Rows from a dataset of charts and code -

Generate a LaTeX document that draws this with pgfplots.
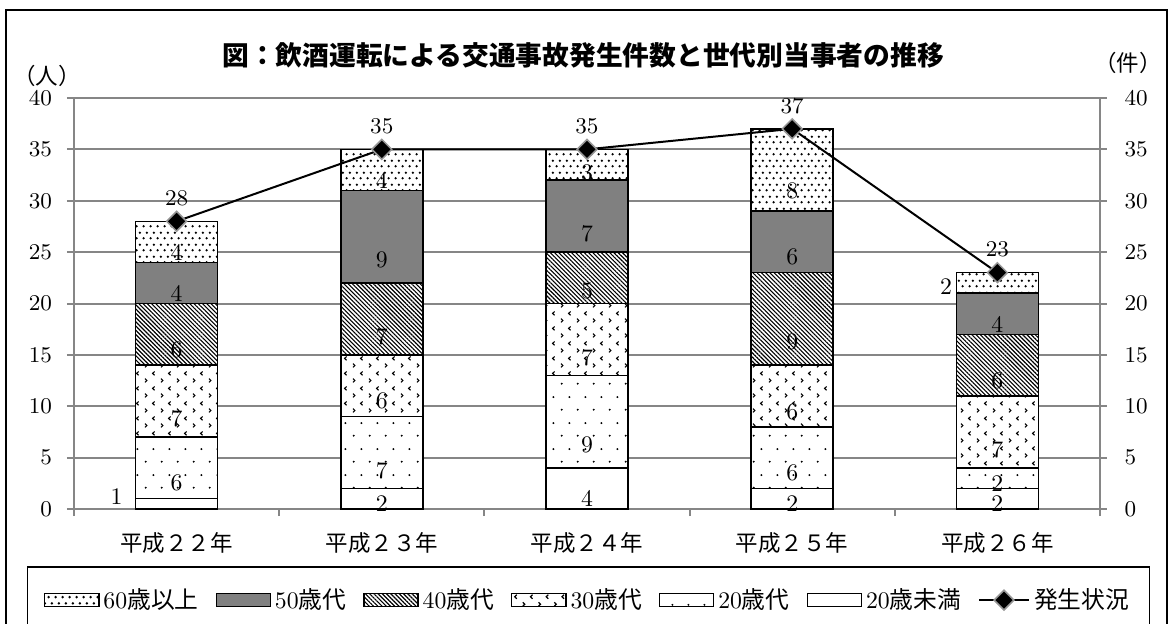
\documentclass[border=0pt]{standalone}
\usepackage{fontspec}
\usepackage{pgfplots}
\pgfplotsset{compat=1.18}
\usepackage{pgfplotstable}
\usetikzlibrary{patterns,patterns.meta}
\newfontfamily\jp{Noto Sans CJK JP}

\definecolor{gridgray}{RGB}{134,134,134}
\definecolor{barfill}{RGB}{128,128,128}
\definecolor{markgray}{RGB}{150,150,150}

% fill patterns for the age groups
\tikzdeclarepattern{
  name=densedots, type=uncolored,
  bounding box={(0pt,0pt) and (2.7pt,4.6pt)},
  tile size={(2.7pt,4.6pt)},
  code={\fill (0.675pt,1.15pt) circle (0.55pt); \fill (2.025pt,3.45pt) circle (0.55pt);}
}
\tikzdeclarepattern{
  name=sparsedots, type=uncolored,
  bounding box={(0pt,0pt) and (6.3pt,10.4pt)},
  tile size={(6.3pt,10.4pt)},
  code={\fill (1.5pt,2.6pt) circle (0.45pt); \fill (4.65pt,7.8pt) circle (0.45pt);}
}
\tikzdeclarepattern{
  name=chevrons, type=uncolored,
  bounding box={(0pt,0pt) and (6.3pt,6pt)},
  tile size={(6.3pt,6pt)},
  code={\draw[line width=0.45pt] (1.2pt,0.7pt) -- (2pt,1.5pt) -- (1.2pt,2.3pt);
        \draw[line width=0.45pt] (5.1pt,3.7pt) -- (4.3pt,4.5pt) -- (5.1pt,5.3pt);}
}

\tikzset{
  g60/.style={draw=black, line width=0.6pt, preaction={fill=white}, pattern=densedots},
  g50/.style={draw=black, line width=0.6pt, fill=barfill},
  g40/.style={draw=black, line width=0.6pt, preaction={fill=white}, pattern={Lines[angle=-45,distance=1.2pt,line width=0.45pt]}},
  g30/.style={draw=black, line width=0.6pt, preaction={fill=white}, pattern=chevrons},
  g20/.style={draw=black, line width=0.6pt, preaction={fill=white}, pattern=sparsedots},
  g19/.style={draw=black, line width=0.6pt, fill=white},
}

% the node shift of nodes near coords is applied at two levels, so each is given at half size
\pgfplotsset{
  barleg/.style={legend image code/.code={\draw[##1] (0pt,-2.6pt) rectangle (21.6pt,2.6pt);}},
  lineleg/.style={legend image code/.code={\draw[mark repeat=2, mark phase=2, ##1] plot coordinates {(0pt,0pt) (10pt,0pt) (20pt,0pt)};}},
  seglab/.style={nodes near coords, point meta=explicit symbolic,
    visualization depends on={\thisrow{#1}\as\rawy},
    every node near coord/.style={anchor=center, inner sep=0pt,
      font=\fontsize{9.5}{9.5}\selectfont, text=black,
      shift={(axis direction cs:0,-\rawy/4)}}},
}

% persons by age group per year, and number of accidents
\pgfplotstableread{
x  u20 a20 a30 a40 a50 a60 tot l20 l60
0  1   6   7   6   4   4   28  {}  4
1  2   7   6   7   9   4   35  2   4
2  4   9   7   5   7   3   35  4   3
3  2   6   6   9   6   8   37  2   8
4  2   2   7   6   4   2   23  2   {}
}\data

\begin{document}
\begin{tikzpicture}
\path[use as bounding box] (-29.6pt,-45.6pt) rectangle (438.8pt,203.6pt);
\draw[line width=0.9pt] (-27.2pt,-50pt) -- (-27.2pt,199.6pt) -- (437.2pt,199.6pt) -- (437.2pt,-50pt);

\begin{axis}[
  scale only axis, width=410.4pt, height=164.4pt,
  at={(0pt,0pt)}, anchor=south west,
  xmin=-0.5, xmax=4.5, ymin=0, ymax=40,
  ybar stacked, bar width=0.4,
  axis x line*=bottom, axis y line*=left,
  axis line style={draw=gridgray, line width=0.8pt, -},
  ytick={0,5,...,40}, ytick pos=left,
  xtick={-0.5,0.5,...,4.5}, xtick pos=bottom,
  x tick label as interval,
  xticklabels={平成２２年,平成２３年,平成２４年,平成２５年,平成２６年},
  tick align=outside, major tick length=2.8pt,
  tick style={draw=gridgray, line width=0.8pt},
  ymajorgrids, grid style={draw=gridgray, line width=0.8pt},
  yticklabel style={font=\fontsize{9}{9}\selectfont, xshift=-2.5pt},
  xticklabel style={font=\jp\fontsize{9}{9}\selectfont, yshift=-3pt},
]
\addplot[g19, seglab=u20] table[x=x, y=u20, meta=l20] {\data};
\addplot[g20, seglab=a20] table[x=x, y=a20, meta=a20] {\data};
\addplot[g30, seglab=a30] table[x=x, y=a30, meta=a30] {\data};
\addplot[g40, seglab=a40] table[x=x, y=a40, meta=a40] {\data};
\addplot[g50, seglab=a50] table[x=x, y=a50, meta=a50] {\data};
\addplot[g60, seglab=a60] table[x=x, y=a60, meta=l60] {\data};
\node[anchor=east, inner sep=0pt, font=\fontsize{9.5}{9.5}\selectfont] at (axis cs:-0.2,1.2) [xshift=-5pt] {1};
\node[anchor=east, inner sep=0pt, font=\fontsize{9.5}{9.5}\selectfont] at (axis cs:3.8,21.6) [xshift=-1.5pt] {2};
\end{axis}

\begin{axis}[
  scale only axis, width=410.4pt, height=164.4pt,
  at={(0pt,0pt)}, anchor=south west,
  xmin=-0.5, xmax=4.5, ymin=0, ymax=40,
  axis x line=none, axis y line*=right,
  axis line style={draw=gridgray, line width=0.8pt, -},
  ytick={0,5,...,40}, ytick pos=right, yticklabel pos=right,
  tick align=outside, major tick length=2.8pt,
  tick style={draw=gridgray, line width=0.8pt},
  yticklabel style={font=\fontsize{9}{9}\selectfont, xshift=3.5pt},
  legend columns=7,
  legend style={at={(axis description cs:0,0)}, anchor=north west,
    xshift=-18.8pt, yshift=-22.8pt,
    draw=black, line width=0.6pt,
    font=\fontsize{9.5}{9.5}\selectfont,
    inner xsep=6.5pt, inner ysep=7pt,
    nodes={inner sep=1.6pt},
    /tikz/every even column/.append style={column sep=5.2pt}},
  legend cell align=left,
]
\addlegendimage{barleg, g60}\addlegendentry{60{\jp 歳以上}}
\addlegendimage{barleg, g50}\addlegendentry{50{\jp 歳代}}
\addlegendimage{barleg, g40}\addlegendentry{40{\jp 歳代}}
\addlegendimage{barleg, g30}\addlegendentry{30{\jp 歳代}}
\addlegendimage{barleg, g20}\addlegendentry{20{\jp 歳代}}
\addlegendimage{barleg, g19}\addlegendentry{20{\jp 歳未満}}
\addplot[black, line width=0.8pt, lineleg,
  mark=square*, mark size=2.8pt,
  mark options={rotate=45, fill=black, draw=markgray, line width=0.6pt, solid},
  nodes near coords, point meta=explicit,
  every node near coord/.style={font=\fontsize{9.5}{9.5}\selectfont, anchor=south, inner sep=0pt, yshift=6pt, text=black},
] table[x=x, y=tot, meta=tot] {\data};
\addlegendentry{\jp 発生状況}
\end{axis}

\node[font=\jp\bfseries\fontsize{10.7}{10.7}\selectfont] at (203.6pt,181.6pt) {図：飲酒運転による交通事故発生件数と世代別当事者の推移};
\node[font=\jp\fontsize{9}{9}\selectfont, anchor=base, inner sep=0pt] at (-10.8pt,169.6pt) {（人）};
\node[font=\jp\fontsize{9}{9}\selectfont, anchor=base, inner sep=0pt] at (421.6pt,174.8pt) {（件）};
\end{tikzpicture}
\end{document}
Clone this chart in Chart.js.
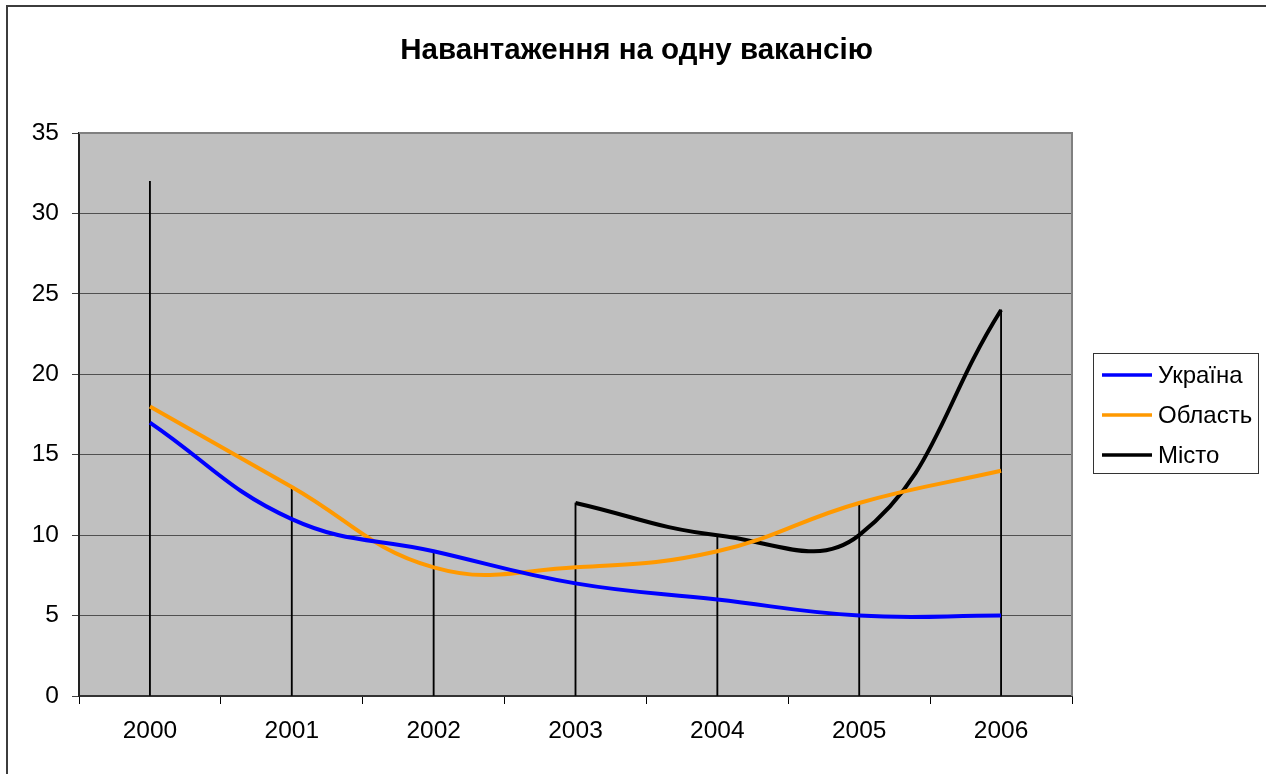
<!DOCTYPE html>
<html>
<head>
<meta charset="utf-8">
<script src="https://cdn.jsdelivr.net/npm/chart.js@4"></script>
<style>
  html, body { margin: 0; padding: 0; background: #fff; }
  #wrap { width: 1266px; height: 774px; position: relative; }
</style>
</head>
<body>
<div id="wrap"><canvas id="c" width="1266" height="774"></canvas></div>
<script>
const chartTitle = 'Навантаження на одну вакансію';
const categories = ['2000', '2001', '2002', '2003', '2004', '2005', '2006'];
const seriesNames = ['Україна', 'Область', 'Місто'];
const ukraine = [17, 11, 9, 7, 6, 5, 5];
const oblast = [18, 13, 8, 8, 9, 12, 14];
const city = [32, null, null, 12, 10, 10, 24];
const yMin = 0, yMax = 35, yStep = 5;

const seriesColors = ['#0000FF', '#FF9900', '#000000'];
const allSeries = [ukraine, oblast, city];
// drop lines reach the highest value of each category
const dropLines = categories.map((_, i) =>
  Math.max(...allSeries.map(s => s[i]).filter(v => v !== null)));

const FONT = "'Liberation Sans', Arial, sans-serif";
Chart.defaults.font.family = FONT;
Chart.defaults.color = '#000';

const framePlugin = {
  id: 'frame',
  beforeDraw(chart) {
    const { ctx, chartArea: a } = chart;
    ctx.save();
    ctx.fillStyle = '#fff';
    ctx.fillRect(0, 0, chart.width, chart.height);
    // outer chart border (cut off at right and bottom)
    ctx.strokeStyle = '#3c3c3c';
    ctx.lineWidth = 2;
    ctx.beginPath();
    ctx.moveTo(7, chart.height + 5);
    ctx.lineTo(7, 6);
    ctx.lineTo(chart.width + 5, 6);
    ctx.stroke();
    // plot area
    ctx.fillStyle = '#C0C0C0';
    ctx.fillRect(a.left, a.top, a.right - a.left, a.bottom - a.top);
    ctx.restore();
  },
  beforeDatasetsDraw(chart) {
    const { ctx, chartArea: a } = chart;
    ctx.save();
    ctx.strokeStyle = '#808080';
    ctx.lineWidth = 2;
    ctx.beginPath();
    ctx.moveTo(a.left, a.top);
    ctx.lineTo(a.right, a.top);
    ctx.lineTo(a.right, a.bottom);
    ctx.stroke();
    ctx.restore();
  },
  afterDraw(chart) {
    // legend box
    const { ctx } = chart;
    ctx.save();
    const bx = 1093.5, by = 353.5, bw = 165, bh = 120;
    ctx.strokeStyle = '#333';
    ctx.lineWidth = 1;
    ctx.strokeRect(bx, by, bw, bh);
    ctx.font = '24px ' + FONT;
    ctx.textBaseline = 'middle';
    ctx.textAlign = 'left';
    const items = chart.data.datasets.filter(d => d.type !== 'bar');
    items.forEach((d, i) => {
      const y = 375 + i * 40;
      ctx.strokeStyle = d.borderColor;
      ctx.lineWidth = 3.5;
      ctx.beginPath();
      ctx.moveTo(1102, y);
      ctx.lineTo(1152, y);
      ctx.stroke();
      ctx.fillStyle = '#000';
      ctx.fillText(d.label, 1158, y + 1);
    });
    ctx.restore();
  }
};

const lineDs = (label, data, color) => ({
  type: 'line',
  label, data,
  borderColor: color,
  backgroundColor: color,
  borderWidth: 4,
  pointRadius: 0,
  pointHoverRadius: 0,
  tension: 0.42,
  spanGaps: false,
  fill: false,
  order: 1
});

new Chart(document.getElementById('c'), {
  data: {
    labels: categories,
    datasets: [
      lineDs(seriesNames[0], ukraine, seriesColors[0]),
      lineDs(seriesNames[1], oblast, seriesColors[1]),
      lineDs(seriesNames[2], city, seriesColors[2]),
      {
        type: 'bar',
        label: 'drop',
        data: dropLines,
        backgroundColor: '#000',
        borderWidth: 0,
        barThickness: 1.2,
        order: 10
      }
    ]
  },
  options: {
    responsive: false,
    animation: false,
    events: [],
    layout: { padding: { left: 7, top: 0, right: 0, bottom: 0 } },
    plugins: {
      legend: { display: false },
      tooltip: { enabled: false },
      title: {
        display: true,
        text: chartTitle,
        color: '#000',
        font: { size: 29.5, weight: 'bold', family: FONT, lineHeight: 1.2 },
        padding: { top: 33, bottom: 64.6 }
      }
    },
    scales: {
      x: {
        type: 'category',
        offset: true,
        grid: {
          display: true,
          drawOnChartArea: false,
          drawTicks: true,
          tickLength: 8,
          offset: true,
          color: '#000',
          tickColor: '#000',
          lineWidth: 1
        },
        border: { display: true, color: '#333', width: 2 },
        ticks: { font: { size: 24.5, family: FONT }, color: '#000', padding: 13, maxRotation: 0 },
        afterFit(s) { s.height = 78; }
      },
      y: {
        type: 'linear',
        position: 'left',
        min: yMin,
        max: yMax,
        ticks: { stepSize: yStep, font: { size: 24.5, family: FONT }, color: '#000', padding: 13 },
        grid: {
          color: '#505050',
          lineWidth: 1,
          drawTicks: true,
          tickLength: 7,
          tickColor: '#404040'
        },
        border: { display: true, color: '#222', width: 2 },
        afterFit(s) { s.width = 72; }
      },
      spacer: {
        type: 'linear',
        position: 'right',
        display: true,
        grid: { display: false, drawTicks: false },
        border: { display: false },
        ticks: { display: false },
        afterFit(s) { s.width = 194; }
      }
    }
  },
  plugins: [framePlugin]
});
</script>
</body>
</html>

Set task - Between the line with "Clone this chart in Chart.js." and the line with "const yMin = 0, yMax = 35, yStep = 5;", ends included, lies the span to copy exactly; copy nothing else and leave out the pictures.

Solution for this problem -
Clone this chart in Chart.js.
<!DOCTYPE html>
<html>
<head>
<meta charset="utf-8">
<script src="https://cdn.jsdelivr.net/npm/chart.js@4"></script>
<style>
  html, body { margin: 0; padding: 0; background: #fff; }
  #wrap { width: 1266px; height: 774px; position: relative; }
</style>
</head>
<body>
<div id="wrap"><canvas id="c" width="1266" height="774"></canvas></div>
<script>
const chartTitle = 'Навантаження на одну вакансію';
const categories = ['2000', '2001', '2002', '2003', '2004', '2005', '2006'];
const seriesNames = ['Україна', 'Область', 'Місто'];
const ukraine = [17, 11, 9, 7, 6, 5, 5];
const oblast = [18, 13, 8, 8, 9, 12, 14];
const city = [32, null, null, 12, 10, 10, 24];
const yMin = 0, yMax = 35, yStep = 5;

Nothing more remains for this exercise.